_Task input_:
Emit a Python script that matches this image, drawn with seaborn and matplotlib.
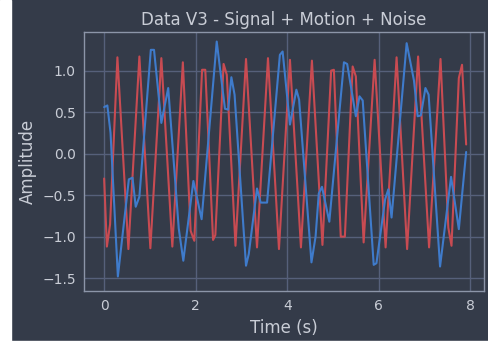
import numpy as np
import pandas as pd
import matplotlib
matplotlib.use("Agg")
import matplotlib.pyplot as plt
import seaborn as sns
from matplotlib.patches import Rectangle

# --- data (polyline vertices) ---
motion_t = [0.00, 0.06, 0.13, 0.29, 0.53, 0.77, 1.01, 1.25, 1.49, 1.72, 1.89, 1.97,
            2.14, 2.21, 2.38, 2.43, 2.61, 2.68, 2.87, 3.10, 3.34, 3.58, 3.82, 4.06,
            4.30, 4.54, 4.77, 4.96, 5.02, 5.17, 5.26, 5.43, 5.50, 5.67, 5.91, 6.15,
            6.39, 6.62, 6.86, 7.10, 7.35, 7.52, 7.59, 7.75, 7.82, 7.91]
motion_v = [-0.30, -1.12, -0.85, 1.16, -1.15, 1.17, -1.14, 1.15, -1.12, 1.10, -0.93, -1.05,
            1.01, 1.01, -1.04, -0.98, 1.08, 0.95, -1.11, 1.14, -1.13, 1.15, -1.15, 1.13,
            -1.13, 1.12, -1.10, 1.00, 1.01, -1.00, -1.00, 1.05, 0.93, -1.07, 1.13, -1.13,
            1.16, -1.15, 1.17, -1.13, 1.14, -0.89, -1.11, 0.91, 1.07, 0.11]

signal_t = [0.00, 0.07, 0.14, 0.30, 0.54, 0.62, 0.69, 0.77, 1.02, 1.09, 1.25, 1.40,
            1.63, 1.73, 1.95, 2.13, 2.46, 2.64, 2.71, 2.78, 2.85, 3.10, 3.16, 3.34,
            3.42, 3.56, 3.84, 3.90, 4.06, 4.20, 4.26, 4.53, 4.62, 4.69, 4.76, 4.92,
            5.24, 5.31, 5.50, 5.58, 5.65, 5.89, 5.95, 6.14, 6.21, 6.28, 6.61, 6.77,
            6.85, 6.92, 7.02, 7.09, 7.34, 7.58, 7.75, 7.91]
signal_v = [0.56, 0.58, 0.25, -1.48, -0.31, -0.29, -0.64, -0.52, 1.25, 1.25, 0.37, 0.79,
            -0.90, -1.29, -0.33, -0.79, 1.35, 0.54, 0.53, 0.92, 0.71, -1.35, -1.21, -0.42,
            -0.59, -0.59, 1.19, 1.23, 0.35, 0.77, 0.65, -1.31, -1.00, -0.48, -0.40, -0.82,
            1.10, 1.08, 0.45, 0.69, 0.64, -1.34, -1.32, -0.55, -0.43, -0.77, 1.33, 0.88,
            0.45, 0.46, 0.79, 0.71, -1.36, -0.28, -0.91, 0.02]

title = "Data V3 - Signal + Motion + Noise"
xlabel = "Time (s)"
ylabel = "Amplitude"

BG = "#343b49"
GRID = "#56607a"
TXT = "#c9cdd6"
RED = "#c84b52"
BLUE = "#3f7bcb"

sns.set_theme(style="darkgrid", rc={
    "axes.facecolor": BG,
    "figure.facecolor": BG,
    "grid.color": GRID,
    "grid.linewidth": 1.0,
    "axes.edgecolor": "#8c95a8",
    "axes.labelcolor": TXT,
    "xtick.color": TXT,
    "ytick.color": TXT,
    "text.color": TXT,
})
plt.rcParams["font.family"] = ["DejaVu Sans"]

fig = plt.figure(figsize=(4.88, 3.43), dpi=100)
ax = fig.add_axes([84 / 488, 1 - 291 / 343, 400 / 488, 259 / 343])

df_m = pd.DataFrame({"t": motion_t, "v": motion_v})
df_s = pd.DataFrame({"t": signal_t, "v": signal_v})
sns.lineplot(data=df_m, x="t", y="v", ax=ax, color=RED, linewidth=1.5,
             sort=False, estimator=None)
sns.lineplot(data=df_s, x="t", y="v", ax=ax, color=BLUE, linewidth=1.5,
             sort=False, estimator=None)

ax.set_xlim(-0.44, 8.3)
ax.set_ylim(-1.655, 1.465)
ax.set_xticks([0, 2, 4, 6, 8])
ax.set_yticks([-1.5, -1.0, -0.5, 0.0, 0.5, 1.0])
ax.set_yticklabels(["\u22121.5", "\u22121.0", "\u22120.5", "0.0", "0.5", "1.0"])
ax.tick_params(labelsize=10, length=0, pad=6)
ax.set_xlabel(xlabel, fontsize=12, labelpad=4)
ax.set_ylabel(ylabel, fontsize=12, labelpad=4)
ax.set_title(title, fontsize=12, pad=5)
for s in ax.spines.values():
    s.set_visible(True)
    s.set_linewidth(1.0)

# light margin strips as in the reference
fig.patches.append(Rectangle((0, 0), 11 / 488, 1, transform=fig.transFigure,
                             color="white", zorder=-1))
fig.patches.append(Rectangle((0, 0), 1, 2 / 343, transform=fig.transFigure,
                             color="white", zorder=-1))

fig.savefig("out.png", dpi=100, facecolor=BG)
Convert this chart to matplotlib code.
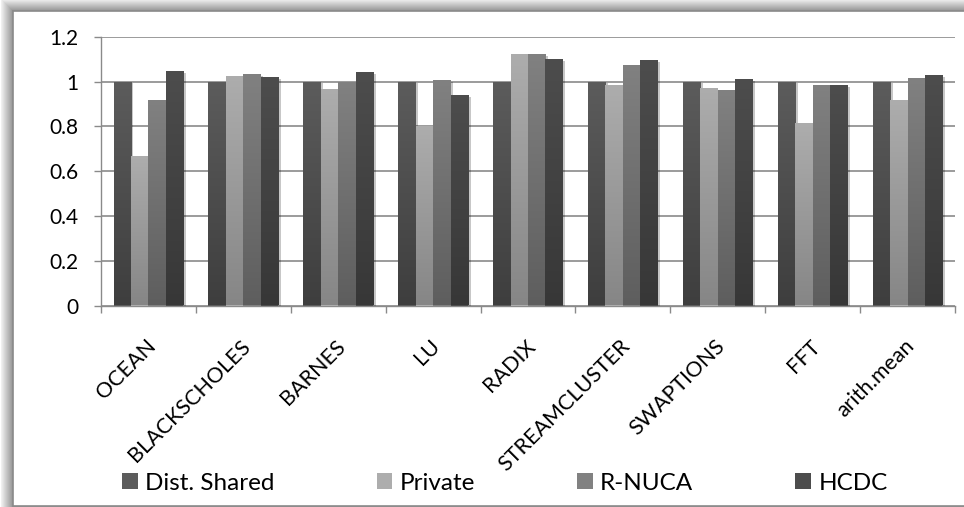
import matplotlib
matplotlib.use("Agg")
import matplotlib.pyplot as plt
import matplotlib.patheffects as pe
import matplotlib.transforms as mtransforms
from matplotlib.colors import LinearSegmentedColormap
from matplotlib.patches import Patch, Rectangle
import numpy as np

categories = ["OCEAN", "BLACKSCHOLES", "BARNES", "LU", "RADIX",
              "STREAMCLUSTER", "SWAPTIONS", "FFT", "arith.mean"]
dist_shared = [1.0, 1.0, 1.0, 1.0, 1.0, 1.0, 1.0, 1.0, 1.0]
private = [0.666, 1.024, 0.966, 0.803, 1.123, 0.984, 0.970, 0.814, 0.917]
rnuca = [0.917, 1.033, 1.000, 1.006, 1.123, 1.073, 0.961, 0.984, 1.015]
hcdc = [1.047, 1.020, 1.042, 0.939, 1.100, 1.096, 1.011, 0.984, 1.029]

series = [
    ("Dist. Shared", dist_shared, ("#5c5c5c", "#3e3e3e")),
    ("Private", private, ("#adadad", "#868686")),
    ("R-NUCA", rnuca, ("#818181", "#5e5e5e")),
    ("HCDC", hcdc, ("#4d4d4d", "#373737")),
]

plt.rcParams["font.family"] = ["Lato", "DejaVu Sans"]

W, H = 964, 507
fig = plt.figure(figsize=(W / 100, H / 100), dpi=100)
fig.patch.set_facecolor("white")

# soft shadow on the top/left of the chart frame, then the frame itself
fx, fy = 13, 11
for i in range(12, 0, -1):
    g = 0.56 + 0.38 * (i / 12)
    fig.patches.append(Rectangle(((fx - i) / W, 0), 1, 1 - (fy - i) / H,
                                 transform=fig.transFigure, facecolor=(g, g, g),
                                 edgecolor="none", zorder=0))
fig.patches.append(Rectangle((fx / W, 1.5 / H), 1, 1 - (fy + 1.5) / H,
                             transform=fig.transFigure, facecolor="white",
                             edgecolor="#8a8a8a", linewidth=1.2, zorder=1))

ax = fig.add_axes([101 / W, 1 - 305.5 / H, (955 - 101) / W, (305.5 - 36.7) / H])
ax.set_facecolor("none")
ax.set_zorder(2)

x = np.arange(len(categories))
width = 0.184
offsets = (np.arange(4) - 1.5) * width

for k, (name, vals, (top, bottom)) in enumerate(series):
    cmap = LinearSegmentedColormap.from_list(name, [top, bottom])
    bars = ax.bar(x + offsets[k], vals, width, color=top, zorder=3,
                  path_effects=[pe.SimplePatchShadow(offset=(1.8, -1.2), alpha=0.22,
                                                     shadow_rgbFace="#000000"),
                                pe.Normal()])
    # vertical gradient fill inside every bar
    for b in bars:
        bx, by, bw, bh = b.get_x(), b.get_y(), b.get_width(), b.get_height()
        im = ax.imshow(np.linspace(0, 1, 256).reshape(-1, 1), cmap=cmap,
                       extent=[bx, bx + bw, by, by + bh], origin="upper",
                       aspect="auto", zorder=4)
        im.set_clip_path(b)

ax.set_xlim(-0.5, len(categories) - 0.5)
ax.set_ylim(0, 1.2)
ax.set_yticks([0, 0.2, 0.4, 0.6, 0.8, 1.0, 1.2])
ax.set_yticklabels(["0", "0.2", "0.4", "0.6", "0.8", "1", "1.2"])
ax.yaxis.grid(True, color="#8a8a8a", linewidth=1.2, zorder=1)
ax.set_axisbelow(True)

for s in ["top", "right"]:
    ax.spines[s].set_visible(False)
ax.spines["left"].set_color("#8a8a8a")
ax.spines["bottom"].set_color("#8a8a8a")
ax.spines["left"].set_linewidth(1.0)
ax.spines["bottom"].set_linewidth(1.0)

ax.tick_params(axis="y", length=5, width=1, color="#8a8a8a", pad=11,
               labelsize=15, labelcolor="black")

ax.set_xticks(x)
ax.set_xticks(np.arange(-0.5, len(categories)), minor=True)
ax.tick_params(axis="x", which="major", length=0, pad=27)
ax.tick_params(axis="x", which="minor", length=5, width=1, color="#8a8a8a")
ax.set_xticklabels(categories, rotation=45, ha="right", va="center",
                   rotation_mode="anchor", fontsize=15.5)
shift = mtransforms.ScaledTranslation(4 / 100, 0, fig.dpi_scale_trans)
for lab in ax.get_xticklabels():
    lab.set_transform(lab.get_transform() + shift)

handles = [Patch(facecolor=c[0], edgecolor="none") for _, _, c in series]
fig.legend(handles, [s[0] for s in series], ncol=4, loc="center left",
           bbox_to_anchor=(122 / W, 1 - 483 / H), frameon=False, fontsize=17.5,
           handlelength=0.65, handleheight=0.65, handletextpad=0.3,
           columnspacing=4.2, borderpad=0, borderaxespad=0)

fig.savefig("out.png", dpi=100)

_Given task_: In the records above, find the line with "Convert this chart to matplotlib code." and the line with "offsets = (np.arange(4) - 1.5) * width", then restate word for word only those two lines and all lines between, omitting pictures.

_Solution for this task_:
Convert this chart to matplotlib code.
import matplotlib
matplotlib.use("Agg")
import matplotlib.pyplot as plt
import matplotlib.patheffects as pe
import matplotlib.transforms as mtransforms
from matplotlib.colors import LinearSegmentedColormap
from matplotlib.patches import Patch, Rectangle
import numpy as np

categories = ["OCEAN", "BLACKSCHOLES", "BARNES", "LU", "RADIX",
              "STREAMCLUSTER", "SWAPTIONS", "FFT", "arith.mean"]
dist_shared = [1.0, 1.0, 1.0, 1.0, 1.0, 1.0, 1.0, 1.0, 1.0]
private = [0.666, 1.024, 0.966, 0.803, 1.123, 0.984, 0.970, 0.814, 0.917]
rnuca = [0.917, 1.033, 1.000, 1.006, 1.123, 1.073, 0.961, 0.984, 1.015]
hcdc = [1.047, 1.020, 1.042, 0.939, 1.100, 1.096, 1.011, 0.984, 1.029]

series = [
    ("Dist. Shared", dist_shared, ("#5c5c5c", "#3e3e3e")),
    ("Private", private, ("#adadad", "#868686")),
    ("R-NUCA", rnuca, ("#818181", "#5e5e5e")),
    ("HCDC", hcdc, ("#4d4d4d", "#373737")),
]

plt.rcParams["font.family"] = ["Lato", "DejaVu Sans"]

W, H = 964, 507
fig = plt.figure(figsize=(W / 100, H / 100), dpi=100)
fig.patch.set_facecolor("white")

# soft shadow on the top/left of the chart frame, then the frame itself
fx, fy = 13, 11
for i in range(12, 0, -1):
    g = 0.56 + 0.38 * (i / 12)
    fig.patches.append(Rectangle(((fx - i) / W, 0), 1, 1 - (fy - i) / H,
                                 transform=fig.transFigure, facecolor=(g, g, g),
                                 edgecolor="none", zorder=0))
fig.patches.append(Rectangle((fx / W, 1.5 / H), 1, 1 - (fy + 1.5) / H,
                             transform=fig.transFigure, facecolor="white",
                             edgecolor="#8a8a8a", linewidth=1.2, zorder=1))

ax = fig.add_axes([101 / W, 1 - 305.5 / H, (955 - 101) / W, (305.5 - 36.7) / H])
ax.set_facecolor("none")
ax.set_zorder(2)

x = np.arange(len(categories))
width = 0.184
offsets = (np.arange(4) - 1.5) * width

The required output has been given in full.